Hay momentos en los que la luna brilla
en el cielo de otoño, como si llevara el peso de un dolor antiguo, uno que todos conocemos en lo más profundo del alma, pero
que nadie puede nombrar. En esa luz, que parece derramarse con una mezcla de belleza e injusticia, encuentro
algo más que simple reflejo. Veo rostros, algunos pálidos por el cansancio, otros llenos de amor, y
pienso en cómo, a veces, sólo la luna puede besar ese dolor que todos llevamos
escondido.
Es
extraño cómo un simple
gesto, una risa, una mirada, pueden transformar todo. Es en esos
momentos, cuando la risa
de alguien amado ilumina el mundo, que todo lo demás parece desvanecerse.
La luna palidece frente a la fuerza de ese amor que brilla como un relámpago, iluminando no sólo el cielo,
sino también nuestras vidas.
Me
maravilla pensar en cómo, cuando
dos cuerpos se encuentran, cuando dos almas se confunden, hay algo en el aire
que lo transforma todo. Es como si la luna, con su luz pálida, quedara eclipsada por la
intensidad de ese amor.
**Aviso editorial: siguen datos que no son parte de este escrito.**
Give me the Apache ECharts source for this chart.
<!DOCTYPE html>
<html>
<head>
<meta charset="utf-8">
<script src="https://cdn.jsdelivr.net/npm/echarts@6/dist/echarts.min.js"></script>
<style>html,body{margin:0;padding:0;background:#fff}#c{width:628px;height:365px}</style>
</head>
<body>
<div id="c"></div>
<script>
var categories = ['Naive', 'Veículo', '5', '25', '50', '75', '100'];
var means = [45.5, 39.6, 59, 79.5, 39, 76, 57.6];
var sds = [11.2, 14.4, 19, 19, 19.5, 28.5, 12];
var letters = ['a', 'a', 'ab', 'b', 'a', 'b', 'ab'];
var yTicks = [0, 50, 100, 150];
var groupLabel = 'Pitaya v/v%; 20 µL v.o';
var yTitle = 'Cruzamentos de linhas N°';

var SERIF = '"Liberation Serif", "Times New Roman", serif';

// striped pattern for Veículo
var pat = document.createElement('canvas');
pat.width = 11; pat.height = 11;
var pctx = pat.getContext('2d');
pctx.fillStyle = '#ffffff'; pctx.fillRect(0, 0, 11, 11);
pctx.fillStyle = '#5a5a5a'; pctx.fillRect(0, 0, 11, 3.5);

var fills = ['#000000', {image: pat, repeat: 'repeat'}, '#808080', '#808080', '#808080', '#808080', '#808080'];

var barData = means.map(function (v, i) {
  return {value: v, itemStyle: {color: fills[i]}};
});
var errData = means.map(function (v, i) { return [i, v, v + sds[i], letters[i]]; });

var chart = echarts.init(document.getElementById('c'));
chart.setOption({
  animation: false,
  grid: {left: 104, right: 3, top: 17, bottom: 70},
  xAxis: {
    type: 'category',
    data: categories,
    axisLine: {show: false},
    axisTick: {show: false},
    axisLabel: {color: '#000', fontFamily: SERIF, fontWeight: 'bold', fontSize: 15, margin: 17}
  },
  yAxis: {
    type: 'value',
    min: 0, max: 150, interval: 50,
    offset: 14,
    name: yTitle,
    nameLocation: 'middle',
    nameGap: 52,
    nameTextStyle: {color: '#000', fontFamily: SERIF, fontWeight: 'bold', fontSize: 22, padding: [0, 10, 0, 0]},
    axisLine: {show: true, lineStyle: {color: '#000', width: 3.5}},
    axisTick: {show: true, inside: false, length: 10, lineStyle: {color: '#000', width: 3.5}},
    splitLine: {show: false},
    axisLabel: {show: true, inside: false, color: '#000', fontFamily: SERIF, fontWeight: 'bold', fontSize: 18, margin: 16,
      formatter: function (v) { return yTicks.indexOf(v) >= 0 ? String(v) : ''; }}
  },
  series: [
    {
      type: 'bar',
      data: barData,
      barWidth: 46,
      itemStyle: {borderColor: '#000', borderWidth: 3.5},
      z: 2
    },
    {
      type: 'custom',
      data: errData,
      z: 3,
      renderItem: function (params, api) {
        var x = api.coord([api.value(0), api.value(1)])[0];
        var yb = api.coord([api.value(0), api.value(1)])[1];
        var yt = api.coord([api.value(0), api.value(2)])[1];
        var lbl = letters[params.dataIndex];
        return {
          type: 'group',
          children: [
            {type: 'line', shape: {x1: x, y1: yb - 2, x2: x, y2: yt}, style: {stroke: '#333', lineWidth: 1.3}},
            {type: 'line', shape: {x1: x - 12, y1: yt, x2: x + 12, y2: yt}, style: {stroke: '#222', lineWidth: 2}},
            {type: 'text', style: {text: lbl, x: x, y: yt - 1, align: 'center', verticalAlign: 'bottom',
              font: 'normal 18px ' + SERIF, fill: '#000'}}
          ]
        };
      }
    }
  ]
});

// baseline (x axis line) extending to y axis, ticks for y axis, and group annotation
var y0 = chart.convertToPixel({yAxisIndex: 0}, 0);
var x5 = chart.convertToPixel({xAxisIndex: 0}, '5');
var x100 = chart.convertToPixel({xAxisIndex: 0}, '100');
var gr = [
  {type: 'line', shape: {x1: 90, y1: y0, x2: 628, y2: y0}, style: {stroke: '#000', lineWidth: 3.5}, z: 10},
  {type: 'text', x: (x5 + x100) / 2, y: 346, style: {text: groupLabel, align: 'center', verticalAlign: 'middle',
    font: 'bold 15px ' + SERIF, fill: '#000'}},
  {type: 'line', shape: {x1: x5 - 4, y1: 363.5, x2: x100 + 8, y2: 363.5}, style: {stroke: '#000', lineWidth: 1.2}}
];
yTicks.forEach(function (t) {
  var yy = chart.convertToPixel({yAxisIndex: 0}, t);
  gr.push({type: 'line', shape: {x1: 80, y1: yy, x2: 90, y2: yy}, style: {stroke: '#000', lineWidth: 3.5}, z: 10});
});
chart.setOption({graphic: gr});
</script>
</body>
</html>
La risa, la desnudez de un cuerpo amado, el simple acto
de estar juntos, hacen que todo lo demás se desvanezca.
El amor tiene el poder de elevarse por encima de todo, de sobrevivir, de ascender como una llama que nunca se apaga. Es en esos momentos de conexión profunda, de risas compartidas, que encontramos la verdadera esencia de la vida. La luna puede brillar, las estrellas pueden caer, pero cuando estamos con quien amamos, todo cobra sentido. Es el misterio de la noche vencida, la maravilla de estrechar a alguien en los brazos y saber que, en ese instante, todo está bien en el mundo.